Wednesday, May 21, 2014

One of those Nights

I'm sitting on my patio.  The sun is going down, and the evening is STUNNING! The temp is a cool 76 degrees...perfect!  I've got the patio fan going, a glass of wine by my side, I've worked out, talked with my cousin and now.....

I'm sitting here thinking..."I can do this life".  Yeah, it's not perfect.  I don't have a man sitting here beside me enjoying the same evening, but that may come some day.  Do I NEED a man? NO.  Would I like a man? Sure.  Good things come to those who wait.

But I made this yard look pretty.  I helped (along with some cool assed friends) make this home mine, and I am so fucking lucky! All the windows and doors are open in the home, letting the fresh air in...."Closing time, open all the doors and let you out into the world".  My arms are outstretched to the future.  I am optimistic, euphoric, giddy...

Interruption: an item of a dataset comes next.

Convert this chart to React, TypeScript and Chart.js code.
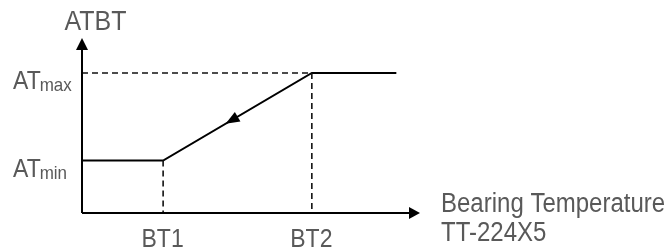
import React, { useEffect, useRef } from "react";
import { Chart, registerables } from "chart.js";

Chart.register(...registerables);

// ---- data ----
const X_AXIS_MAX = 100;
const Y_AXIS_MAX = 100;
const BT_LABELS = ["BT1", "BT2"];
const BT_VALUES = [24, 68];
const AT_MAIN = ["AT", "AT"];
const AT_SUBS = ["min", "max"];
const AT_VALUES = [30, 80];
const CURVE_X = [0, 24, 68, 93];
const CURVE_Y = [30, 30, 80, 80];
const SLOPE_ARROW_FRACTION = 0.58; // from BT2 corner toward BT1 corner
const Y_AXIS_TITLE = "ATBT";
const X_AXIS_TITLE = ["Bearing Temperature", "TT-224X5"];

const FONT = "'Liberation Sans', Arial, sans-serif";
const TEXT_COLOR = "#595959";
const STRETCH = 1.13;

function arrowHead(ctx: CanvasRenderingContext2D, tipX: number, tipY: number, fromX: number, fromY: number, len: number, half: number) {
  const ang = Math.atan2(tipY - fromY, tipX - fromX);
  const bx = tipX - Math.cos(ang) * len;
  const by = tipY - Math.sin(ang) * len;
  const nx = -Math.sin(ang) * half;
  const ny = Math.cos(ang) * half;
  ctx.beginPath();
  ctx.moveTo(tipX, tipY);
  ctx.lineTo(bx + nx, by + ny);
  ctx.lineTo(bx - nx, by - ny);
  ctx.closePath();
  ctx.fill();
}

function text(ctx: CanvasRenderingContext2D, s: string, x: number, y: number) {
  ctx.save();
  ctx.translate(x, y);
  ctx.scale(1, STRETCH);
  ctx.fillText(s, 0, 0);
  ctx.restore();
}

const diagramPlugin = {
  id: "diagram",
  afterDatasetsDraw(chart: any) {
    const ctx: CanvasRenderingContext2D = chart.ctx;
    const xs = chart.scales.x;
    const ys = chart.scales.y;
    const x0 = xs.getPixelForValue(0);
    const y0 = ys.getPixelForValue(0);
    const xEnd = xs.getPixelForValue(X_AXIS_MAX);
    const yEnd = ys.getPixelForValue(Y_AXIS_MAX);
    ctx.save();
    ctx.fillStyle = "#000";
    // axis arrowheads
    arrowHead(ctx, x0, yEnd, x0, y0, 12, 6);
    arrowHead(ctx, xEnd, y0, x0, y0, 11, 6);
    // slope arrowhead
    const ax2 = xs.getPixelForValue(BT_VALUES[1]);
    const ay2 = ys.getPixelForValue(AT_VALUES[1]);
    const ax1 = xs.getPixelForValue(BT_VALUES[0]);
    const ay1 = ys.getPixelForValue(AT_VALUES[0]);
    const tx = ax2 + (ax1 - ax2) * SLOPE_ARROW_FRACTION;
    const ty = ay2 + (ay1 - ay2) * SLOPE_ARROW_FRACTION;
    arrowHead(ctx, tx, ty, ax2, ay2, 14, 5.5);

    // texts
    ctx.fillStyle = TEXT_COLOR;
    ctx.textBaseline = "alphabetic";
    ctx.font = `25px ${FONT}`;
    ctx.textAlign = "center";
    text(ctx, Y_AXIS_TITLE, x0 + 13.5, yEnd - 8);

    BT_LABELS.forEach((lab, i) => {
      ctx.font = `23px ${FONT}`;
      ctx.textAlign = "center";
      text(ctx, lab, xs.getPixelForValue(BT_VALUES[i]) - 0.5, y0 + 34);
    });

    AT_MAIN.forEach((lab, i) => {
      const py = ys.getPixelForValue(AT_VALUES[i]);
      const left = x0 - 69;
      ctx.textAlign = "left";
      ctx.font = `23px ${FONT}`;
      text(ctx, lab, left, py + 16);
      const w = ctx.measureText(lab).width;
      ctx.font = `17px ${FONT}`;
      text(ctx, AT_SUBS[i], left + w - 1, py + 18);
    });

    ctx.font = `24px ${FONT}`;
    ctx.textAlign = "left";
    text(ctx, X_AXIS_TITLE[0], xEnd + 21, y0 - 1);
    text(ctx, X_AXIS_TITLE[1], xEnd + 21, y0 + 28);
    ctx.restore();
  },
};

export default function App() {
  const ref = useRef<HTMLCanvasElement | null>(null);
  useEffect(() => {
    if (!ref.current) return;
    const pts = (xsArr: number[], ysArr: number[]) => xsArr.map((x, i) => ({ x, y: ysArr[i] }));
    const dash = { borderColor: "#111", borderWidth: 1.6, borderDash: [6, 4], pointRadius: 0, showLine: true, clip: false as any, fill: false };
    const chart = new Chart(ref.current, {
      type: "scatter",
      data: {
        datasets: [
          // y axis line
          { data: pts([0, 0], [0, Y_AXIS_MAX - 6]), borderColor: "#000", borderWidth: 2, pointRadius: 0, showLine: true, clip: false as any },
          // x axis line
          { data: pts([0, X_AXIS_MAX - 2], [0, 0]), borderColor: "#000", borderWidth: 2, pointRadius: 0, showLine: true, clip: false as any },
          // dashed guides
          { ...dash, data: pts([0, BT_VALUES[1]], [AT_VALUES[1], AT_VALUES[1]]) },
          { ...dash, data: pts([BT_VALUES[1], BT_VALUES[1]], [AT_VALUES[1], 0]) },
          { ...dash, data: pts([BT_VALUES[0], BT_VALUES[0]], [AT_VALUES[0], 0]) },
          // curve
          { data: pts(CURVE_X, CURVE_Y), borderColor: "#000", borderWidth: 2, pointRadius: 0, showLine: true, clip: false as any, tension: 0 },
        ],
      },
      options: {
        animation: false,
        responsive: true,
        maintainAspectRatio: false,
        layout: { padding: { left: 82, right: 246, top: 38, bottom: 37 } },
        plugins: { legend: { display: false }, tooltip: { enabled: false } },
        scales: {
          x: { type: "linear", min: 0, max: X_AXIS_MAX, display: false },
          y: { type: "linear", min: 0, max: Y_AXIS_MAX, display: false },
        },
      },
      plugins: [diagramPlugin],
    });
    return () => chart.destroy();
  }, []);
  return (
    <div style={{ position: "absolute", left: 0, top: 0, width: 666, height: 250, background: "#fff" }}>
      <canvas ref={ref} />
    </div>
  );
}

And, although my mood may crash tomorrow, ultimately, I'm golden.  I'm ahead of the curve when I look at my Mother, Sister and many women of my family.  I can work hard, and get callouses on my hands, I can do things, I can make things happen. WOW!

When I was a child, living in an abusive household, I never dreamed this moment could happen.  I tried suicide a couple of times before the age of 14.  I wasn't successful, so I guess I really wanted to live, but the feeling of despair, hopelessness was overwhelming.  I felt it again when my marriage started to dissolve. But now?  I'm better than ok. I turn 50 in 3 months, and I've never been in better shape physically, emotionally, spiritually....I am alive!

I am a flame, flickering, moving, adjusting...burning bright and sometimes dipping a little low, but I'm still lit.  I will not burn out. Even death won't take this from me, because the journey carries far beyond what we know.

Thank you my friends.  You have made me the woman I am at this moment.